3. Is low-cost low-impact transportation of your household goods considered carefully? Does the company assume that driving a truck from your current home to your new home is the most logical and energy efficient option? Have they considered the benefits of loading your furniture and possessions into a trailer and sending it across country on a railroad car? Does the company have a trustworthy partner or office on the other end of the move?
4. Does the company use trucks with battery-powered lift gates, or must they leave the engine running when loading and unloading? The importance of this difference can be multiplied by the environmental impact of the way the engines are powered and how efficiently the engines burn fuel. An idling engine is generally considered the most inefficient operation of a vehicle.
5. How do they run their office? This is a legitimate question of a moving company that makes claims about its eco-friendliness. How do they heat and cool the office? Are they conservative in their use of paper? Do they use outdated and inefficient electrical or electronic equipment?
6. How energy-efficient is their storage facility? How secure is it? Is it climate controlled? How efficiently is it heated and cooled? What kind of lighting is used? Are lights on at all times? Do they use vaults that are recycled and can be reused?
7. What kind of packing materials and supplies do they use and/or recommend? Movers who use plastic tubs and others who promote their use insist that this is the least expensive and most eco-friendly way to pack and move. Many of these containers are made of recycled plastic. Packing containers of this kind are available in three to five different sizes. They can be used many times before they need to be replaced and they are easy to clean between uses. They stack very well and are easier than cardboard boxes to load onto a hand truck. Some companies use cardboard boxes or cartons made of recycled paper. These can be either new or used. They are made in specific sizes so they are easy to stack. Used boxes can sometimes be obtained free of charge. Otherwise, they can be affordably purchased and then sold after the move. Another option is to gather free boxes from stores and other businesses that use products shipped in sturdy boxes. Boxes used for cases of paper, banker’s boxes and liquor/wine boxes are ideal because they are heavy enough to take the wear and tear and they are often relatively consistent in size. Liquor boxes are perfect for small fragile items, spices, glasses and stemware.
While packing paper is still the standard material for wrapping breakable items and separating things in packing cartons, newspapers can be used (but they are very messy). Most companies now use recycled paper. But there are other options. Instead of using paper, pack and wrap items in towels and washcloths, sheets and pillowcases, bedspreads, blankets, rugs, sweaters and other similar items. These items actually provide better protection than paper. Instead of putting mirrors and framed art in special cartons, consider packing and securing these items between mattress and box spring. Instead of Styrofoam peanuts, use popped popcorn or cut up egg cartons.
Finally, ask the green moving company what kind of padding they use for furniture. The traditional furniture pads were generally made of synthetic materials. Many moving companies now use moving pads made of 100% natural cotton. If you have enough blankets on hand and you don’t mind washing them when you arrive, you can also pad furniture with them.
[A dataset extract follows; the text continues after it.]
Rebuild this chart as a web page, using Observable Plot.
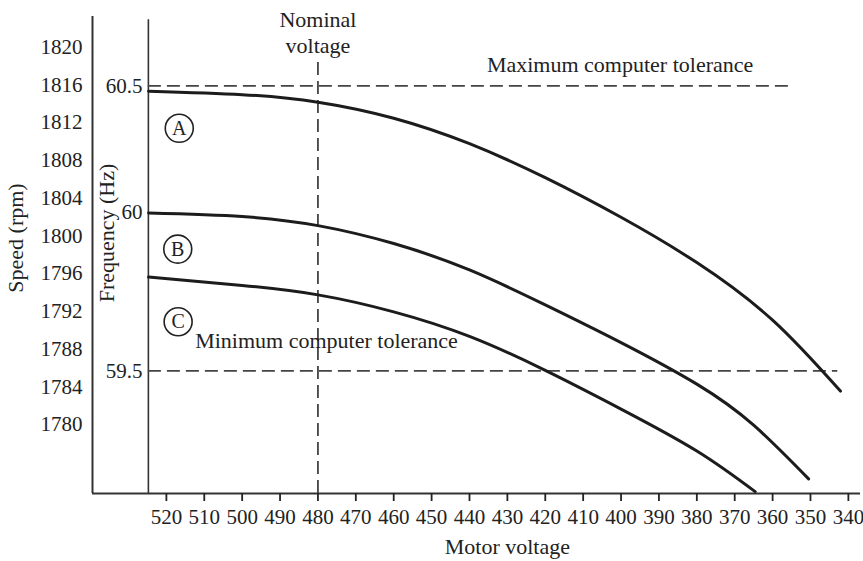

8. What does the mover do with packing materials after the move? Do they come back to collect the packing materials from you after you have time to unpack? Do they take everything to the landfill or do they re-use as much as possible?
9. Do they drive empty trucks back to the warehouse? This is not an issue for a local move, but if you are moving several hundred or thousand miles, how does the moving company get the truck back to the warehouse after the move? Do they have another move lined up to take back? Do they have another job lined up when yours is finished in order to drive a full truck back, or do they just drive empty trucks back to the office? How much fuel are they wasting?
As it becomes more important to a larger number of people to offer green moving services, some companies will try to claim to be green moving companies without actually taking the appropriate steps. These questions should help you identify and hire a reliable, careful, green moving company for your next move.